Turning the tide starts with storytelling. Short-form video—TikTok reels, Instagram carousels, YouTube shorts—can spotlight real technicians who climbed from porter to facilities director and now manage seven-figure capital plans. Authentic stories dismantle the antiquated handyman stereotype and recast the role as a tech-forward, people-centric profession. When a high-school senior sees a young professional scanning a QR-coded work order, troubleshooting a smart thermostat, and wrapping the shift with kudos from a relieved resident, the career feels relevant.
Recruitment succeeds only when coupled with structure. Foundational academies that blend hands-on labs with micro-learning modules give entrants a secure launchpad. A single week could cover lockset rekeys in the morning, conflict-de-escalation scripts after lunch, and app-based preventive-maintenance scheduling before day’s end. Layering a ninety-day mentorship—one newcomer paired with a senior tech—bends retention curves sharply upward.
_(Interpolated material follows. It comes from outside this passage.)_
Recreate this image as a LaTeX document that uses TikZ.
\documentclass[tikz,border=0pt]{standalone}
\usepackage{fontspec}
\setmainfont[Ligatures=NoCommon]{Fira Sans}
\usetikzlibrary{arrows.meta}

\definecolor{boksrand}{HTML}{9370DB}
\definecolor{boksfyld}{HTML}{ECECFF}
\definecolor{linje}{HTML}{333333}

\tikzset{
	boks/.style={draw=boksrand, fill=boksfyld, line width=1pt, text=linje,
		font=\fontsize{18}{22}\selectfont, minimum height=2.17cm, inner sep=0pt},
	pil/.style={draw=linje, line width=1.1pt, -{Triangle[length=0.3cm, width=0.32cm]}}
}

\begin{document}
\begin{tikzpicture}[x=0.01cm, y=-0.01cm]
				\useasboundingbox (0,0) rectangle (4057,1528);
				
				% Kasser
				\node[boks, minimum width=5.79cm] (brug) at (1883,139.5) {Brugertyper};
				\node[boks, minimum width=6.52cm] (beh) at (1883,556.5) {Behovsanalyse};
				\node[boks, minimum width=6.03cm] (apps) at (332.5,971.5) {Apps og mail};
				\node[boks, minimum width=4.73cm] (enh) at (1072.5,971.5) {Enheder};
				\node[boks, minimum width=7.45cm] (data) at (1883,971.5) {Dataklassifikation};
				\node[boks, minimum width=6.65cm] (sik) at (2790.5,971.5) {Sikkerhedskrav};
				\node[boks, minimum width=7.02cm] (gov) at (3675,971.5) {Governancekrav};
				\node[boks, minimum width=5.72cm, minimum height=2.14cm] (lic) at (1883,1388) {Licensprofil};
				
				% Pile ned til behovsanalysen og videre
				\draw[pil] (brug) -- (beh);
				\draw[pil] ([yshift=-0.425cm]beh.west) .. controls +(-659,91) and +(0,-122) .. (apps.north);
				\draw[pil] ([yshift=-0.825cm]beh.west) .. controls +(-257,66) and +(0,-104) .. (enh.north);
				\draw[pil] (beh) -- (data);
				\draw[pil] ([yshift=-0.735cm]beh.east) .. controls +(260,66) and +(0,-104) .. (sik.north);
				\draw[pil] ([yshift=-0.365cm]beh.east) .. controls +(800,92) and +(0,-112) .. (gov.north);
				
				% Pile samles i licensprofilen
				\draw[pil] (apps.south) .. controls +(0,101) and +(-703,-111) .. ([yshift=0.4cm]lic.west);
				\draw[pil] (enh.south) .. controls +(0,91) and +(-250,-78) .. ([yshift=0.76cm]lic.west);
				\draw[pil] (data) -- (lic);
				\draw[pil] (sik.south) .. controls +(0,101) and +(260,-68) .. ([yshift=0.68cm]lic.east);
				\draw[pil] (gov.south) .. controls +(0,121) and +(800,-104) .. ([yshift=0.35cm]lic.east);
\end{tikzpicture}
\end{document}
Investment must be ongoing. Leading portfolios now earmark a minimum of forty hours of formal learning per technician each year, spread across code updates, vendor demonstrations, and leadership workshops. Those hours aren’t perks; they’re hedges against the expensive contractor invoices that appear when internal expertise walks out the gate. Portfolio data show sites that hit those learning targets log up to twenty percent fewer emergency calls and keep technicians on staff nearly twice as long as properties that treat training as a one-off event. Broad industry numbers point in the same direction: the wider construction sector will need roughly 439,000 additional craft professionals next year just to meet demand—a shortage that bleeds directly into apartment operations.
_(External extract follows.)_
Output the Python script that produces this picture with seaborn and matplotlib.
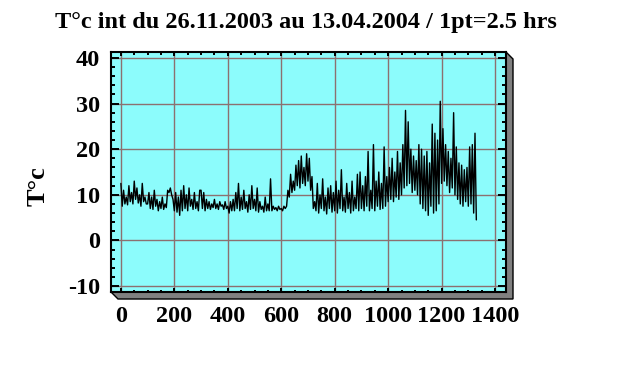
import numpy as np
import pandas as pd
import seaborn as sns
import matplotlib
matplotlib.use("Agg")
import matplotlib.pyplot as plt
from matplotlib.patches import Polygon

# one reading every 5 points (1pt = 2.5 hrs), values read off the chart
temp_0_395 = [
    12.5, 7.5, 11.0, 8.0, 9.5, 7.8, 12.0, 8.5, 10.5, 8.0, 13.0, 9.0, 11.5, 8.2, 10.0, 7.5, 12.5, 8.5, 9.5, 8.0,
    8.0, 10.5, 7.0, 9.5, 6.8, 11.0, 7.5, 9.0, 6.5, 8.5, 7.0, 9.5, 6.8, 8.0, 7.2, 11.0, 10.5, 11.5, 10.0, 9.0,
    6.5, 10.5, 6.2, 9.5, 5.5, 11.0, 6.5, 12.0, 7.0, 10.0, 6.5, 11.5, 7.5, 9.0, 6.8, 10.5, 7.0, 8.5, 6.5, 11.0,
    11.0, 7.0, 10.5, 6.5, 9.0, 7.0, 8.5, 6.8, 8.0, 7.2, 9.0, 7.0, 8.0, 6.8, 8.5, 7.5, 7.8, 6.8, 8.5, 7.0,
]
temp_400_795 = [
    7.5, 6.0, 8.5, 6.5, 9.0, 6.5, 10.5, 7.0, 12.5, 6.5, 9.5, 6.8, 11.0, 7.0, 8.5, 6.2, 10.0, 6.8, 12.0, 7.0,
    9.0, 6.5, 11.5, 6.2, 8.5, 6.8, 7.5, 6.2, 9.5, 6.5, 8.0, 6.5, 13.5, 6.5, 7.5, 6.8, 7.2, 6.5, 7.5, 6.8,
    7.0, 6.5, 7.5, 7.0, 7.5, 11.0, 9.5, 14.5, 10.5, 13.0, 11.0, 16.5, 12.0, 17.5, 11.5, 18.5, 12.5, 16.0, 12.0, 19.0,
    13.0, 18.0, 11.0, 14.0, 7.0, 8.5, 6.5, 12.5, 6.0, 10.0, 7.0, 13.5, 6.5, 9.5, 5.8, 11.5, 7.0, 12.0, 6.2, 10.5,
]
temp_800_1195 = [
    6.5, 13.0, 6.0, 11.0, 7.0, 15.5, 6.5, 9.5, 6.2, 12.5, 7.0, 10.5, 6.0, 13.0, 6.5, 9.5, 7.0, 14.5, 6.5, 15.0,
    7.0, 12.0, 6.5, 14.0, 7.5, 19.5, 6.5, 11.0, 7.0, 21.0, 6.5, 13.0, 7.5, 15.0, 6.8, 12.5, 7.0, 20.5, 7.5, 14.0,
    8.5, 16.0, 9.0, 18.0, 8.5, 15.0, 9.5, 19.5, 9.0, 17.0, 10.0, 21.0, 11.5, 28.5, 12.0, 26.0, 12.5, 20.0, 10.5, 18.5,
    11.0, 17.5, 10.0, 21.0, 8.0, 20.0, 7.0, 18.5, 6.5, 19.5, 5.5, 17.0, 7.5, 25.5, 6.0, 23.5, 6.5, 22.0, 8.0, 30.5,
]
temp_1200_end = [
    12.5, 24.5, 13.0, 21.0, 12.0, 19.5, 10.5, 18.0, 11.5, 28.0, 10.0, 20.5, 9.0, 17.0, 8.0, 16.5, 7.5, 15.5, 8.5, 16.0,
    7.5, 20.5, 8.0, 21.0, 6.0, 23.5, 4.5,
]

temps = temp_0_395 + temp_400_795 + temp_800_1195 + temp_1200_end
points = np.arange(len(temps)) * 5

x_ticks = [0, 200, 400, 600, 800, 1000, 1200, 1400]
y_ticks = [-10, 0, 10, 20, 30, 40]

df = pd.DataFrame({"pt": points, "temp": temps})

sns.set_style("ticks")
plt.rcParams["font.family"] = ["Liberation Serif", "DejaVu Serif"]
plt.rcParams["font.weight"] = "bold"
plt.rcParams["text.color"] = "black"
plt.rcParams["axes.labelcolor"] = "black"
plt.rcParams["axes.unicode_minus"] = False

fig = plt.figure(figsize=(6.3, 3.68), dpi=100, facecolor="white")
L, R, B, T = 111 / 630, 506 / 630, 1 - 292 / 368, 1 - 52 / 368
ax = fig.add_axes([L, B, R - L, T - B])
ax.set_facecolor("#8cfcfc")

# grey 3D shadow behind the frame
dx, dy = 7 / 630, 7 / 368
shadow = Polygon([(L, B), (L + dx, B - dy), (R + dx, B - dy), (R + dx, T - dy), (R, T), (R, B)],
                 closed=True, transform=fig.transFigure, facecolor="#808080",
                 edgecolor="black", lw=1, zorder=-1)
fig.patches.append(shadow)

sns.lineplot(data=df, x="pt", y="temp", color="black", lw=1, ax=ax, zorder=3)

ax.set_xlim(-37, 1441)
ax.set_ylim(-11.3, 41.3)
ax.set_xticks(x_ticks)
ax.set_yticks(y_ticks)
ax.set_xticks(np.arange(-0, 1450, 50), minor=True)
ax.set_yticks(np.arange(-10, 42, 2), minor=True)
ax.grid(True, which="major", color="#8c7070", lw=1)

ax.tick_params(axis="both", which="both", direction="in", top=True, right=True,
               width=1.4, colors="black", labelsize=17.5)
ax.tick_params(axis="y", which="major", length=5.5, pad=8)
ax.tick_params(axis="y", which="minor", length=3)
ax.tick_params(axis="x", which="major", length=3, pad=10)
ax.tick_params(axis="x", which="minor", length=1.8)
for lab in ax.get_xticklabels() + ax.get_yticklabels():
    lab.set_fontweight("bold")
for sp in ax.spines.values():
    sp.set_linewidth(1.5)
    sp.set_color("black")

ax.set_xlabel("")
ax.set_ylabel("T°c", fontsize=19, fontweight="bold")
ax.yaxis.set_label_coords(-0.155, 0.44)

fig.suptitle("T°c int du 26.11.2003 au 13.04.2004 / 1pt=2.5 hrs",
             x=0.486, y=0.94, va="center", fontsize=17.5, fontweight="bold")

fig.savefig("out.png", dpi=100)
The maintenance talent crisis isn’t a passing blip; it is a structural challenge that demands proactive development. Rebrand the role with modern success stories, build clear training ladders, fund continuous growth, and encourage veteran techs to share their playbooks before they retire. Do that, and today’s hiring scramble becomes tomorrow’s confident, tech-savvy workforce—one that keeps residents happy, equipment reliable, and Net Operating Income on track.